Raw data:
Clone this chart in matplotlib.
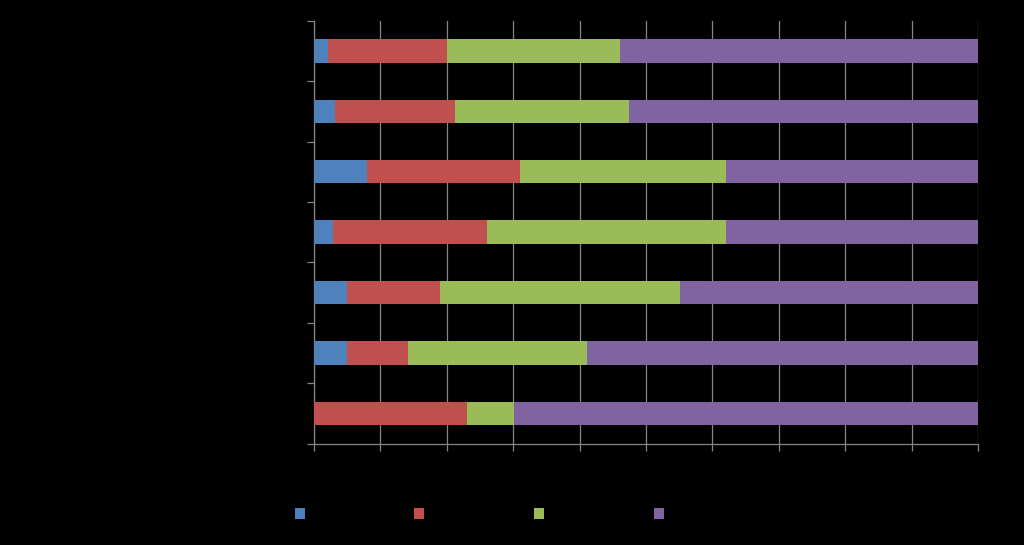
import matplotlib.pyplot as plt
from matplotlib.patches import Patch

# categories listed top to bottom, no readable labels in the picture
categories = ['1', '2', '3', '4', '5', '6', '7']
series_names = ['', '', '', '']
blue = [2.1, 3.2, 8.0, 2.9, 5.0, 5.0, 0.0]
red = [17.9, 18.0, 23.0, 23.2, 14.0, 9.2, 23.0]
green = [26.1, 26.2, 31.0, 35.9, 36.1, 26.9, 7.1]
purple = [53.9, 52.6, 38.0, 38.0, 44.9, 58.9, 69.9]
colors = ['#4F81BD', '#C0504D', '#9BBB59', '#8064A2']

fig = plt.figure(figsize=(10.24, 5.45), dpi=100, facecolor='black')
ax = fig.add_axes([0.3066, 0.1862, 0.6484, 0.7758], facecolor='black')

y = list(range(len(categories)))
left = [0.0] * len(categories)
for vals, c in zip([blue, red, green, purple], colors):
    ax.barh(y, vals, left=left, height=0.39, color=c, zorder=3)
    left = [l + v for l, v in zip(left, vals)]

ax.set_xlim(0, 100)
ax.set_ylim(len(categories) - 0.5, -0.5)
ax.set_xticks(range(0, 101, 10))
ax.set_yticks([i - 0.5 for i in range(len(categories) + 1)])
ax.set_xticklabels([])
ax.set_yticklabels([])
ax.grid(axis='x', color='#868686', linewidth=0.9, zorder=0)
ax.tick_params(axis='both', colors='#868686', length=5, width=0.9)
for s in ['top', 'right']:
    ax.spines[s].set_visible(False)
for s in ['left', 'bottom']:
    ax.spines[s].set_color('#868686')
    ax.spines[s].set_linewidth(0.9)

handles = [Patch(facecolor=c, edgecolor='none') for c in colors]
fig.legend(handles, series_names, loc='center', bbox_to_anchor=(0.468, 0.057),
           ncol=4, frameon=False, handlelength=0.72, handleheight=0.86,
           handletextpad=0.0, columnspacing=7.9, fontsize=10)

fig.savefig('out.png', dpi=100, facecolor='black')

Work to be completed: Every line of the data above should be quoted exactly. Omit the pictures.

Exercise result:
Clone this chart in matplotlib.
import matplotlib.pyplot as plt
from matplotlib.patches import Patch

# categories listed top to bottom, no readable labels in the picture
categories = ['1', '2', '3', '4', '5', '6', '7']
series_names = ['', '', '', '']
blue = [2.1, 3.2, 8.0, 2.9, 5.0, 5.0, 0.0]
red = [17.9, 18.0, 23.0, 23.2, 14.0, 9.2, 23.0]
green = [26.1, 26.2, 31.0, 35.9, 36.1, 26.9, 7.1]
purple = [53.9, 52.6, 38.0, 38.0, 44.9, 58.9, 69.9]
colors = ['#4F81BD', '#C0504D', '#9BBB59', '#8064A2']

fig = plt.figure(figsize=(10.24, 5.45), dpi=100, facecolor='black')
ax = fig.add_axes([0.3066, 0.1862, 0.6484, 0.7758], facecolor='black')

y = list(range(len(categories)))
left = [0.0] * len(categories)
for vals, c in zip([blue, red, green, purple], colors):
    ax.barh(y, vals, left=left, height=0.39, color=c, zorder=3)
    left = [l + v for l, v in zip(left, vals)]

ax.set_xlim(0, 100)
ax.set_ylim(len(categories) - 0.5, -0.5)
ax.set_xticks(range(0, 101, 10))
ax.set_yticks([i - 0.5 for i in range(len(categories) + 1)])
ax.set_xticklabels([])
ax.set_yticklabels([])
ax.grid(axis='x', color='#868686', linewidth=0.9, zorder=0)
ax.tick_params(axis='both', colors='#868686', length=5, width=0.9)
for s in ['top', 'right']:
    ax.spines[s].set_visible(False)
for s in ['left', 'bottom']:
    ax.spines[s].set_color('#868686')
    ax.spines[s].set_linewidth(0.9)

handles = [Patch(facecolor=c, edgecolor='none') for c in colors]
fig.legend(handles, series_names, loc='center', bbox_to_anchor=(0.468, 0.057),
           ncol=4, frameon=False, handlelength=0.72, handleheight=0.86,
           handletextpad=0.0, columnspacing=7.9, fontsize=10)

fig.savefig('out.png', dpi=100, facecolor='black')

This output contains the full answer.